アパートやマンションなどの不動産を貸し付けている場合、家賃が滞納するケースは少なくない。家賃滞納があった場合は当然滞納家賃回収に動くが、それが難しくなれば、可能な限り早く「貸倒損失」の処理が必要になる。というのも、滞納家賃をそのまま放っておくと、滞納家賃は通常、売上計上する必要があり、入金がないにもかかわらず、売上計上され課税対象となり税金を払うことになるからだ。
家賃や地代などの貸倒れ分については、当然経費とすることができる。家賃収入や地代収入の貸倒れが確定したら、その貸倒れが確定した年度の経費(貸倒損失)として処理することが認められている。ただし、これは、不動産所得が事業的規模の事業者のみに適用されることとなっており、事業的規模ではないオーナーは、家賃収入計上の年度まで遡って更生の請求が必要となっている。
貸倒損失として認められるケースには、(1)会社更生、民事再生、破産、未収賃料債務免除を書面通知された等の「法律上の貸倒れ」の場合、(2)借主資産状況や支払能力等からみて担保処分後でも回収できないことが明らかになった「事実上の貸倒れ」の場合、(3)借主が部屋を出て行った後、1年以上経過している場合や、債権取立費用額>未収債権額⇒回収に掛かる費用が滞納家賃を上回る「形式上の貸倒れ」の場合、などがある。
法律上の貸倒れなら分かり易いが、多くの場合、滞納したまま居座るか出ていって行方不明等のケースが多い。その対応は、借主が部屋を出ていった後、1年以上経過してから形式上の貸倒れで処理するか、借主に対し内容証明で債権放棄を通知し法律上の貸倒れで処理するなどになる。税務調査があったときに根拠となる書類が求められるので、滞納者への内容証明郵便等は、税務署に見せられるように保管してく必要がある。
なお、事業に至らない規模の不動産貸付においては、所得税法では、未収家賃が回収不能となった場合、回収不能額のうち、(1)総所得金額、退職所得金額及び山林所得金額の合計額、(2)不動産所得の金額から、回収不能額に相当する総収入金額がなかったものとした場合に計算される不動産所得の金額を控除した残額、のいずれか低い金額に達するまでの金額は、その不動産所得の金額の計算上、なかったものとみなされる。

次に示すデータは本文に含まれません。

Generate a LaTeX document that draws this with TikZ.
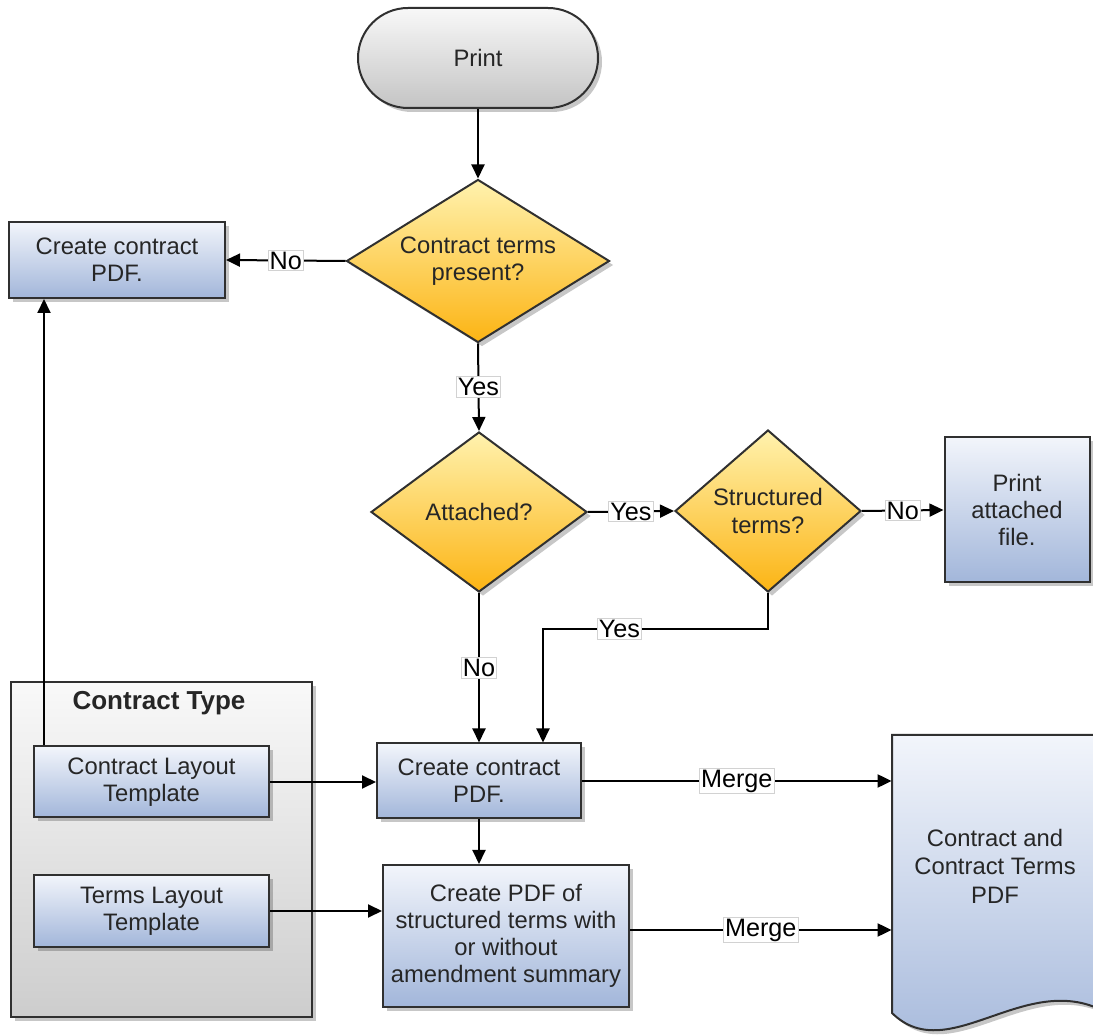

上記(2)の金額は「控除した残額」との規定なので、「不動産所得の金額」及び「回収不能額に相当する総収入金額がなかったものとした場合に計算される不動産所得の金額」は、それぞれ黒字の場合を前提としており、これらの金額が赤字の場合にはそれぞれゼロ円として計算する。したがって、「不動産所得の金額」が赤字の場合には、なかったものとみなされる金額も生じないことから、回収不能額について更正の請求はできないことになる。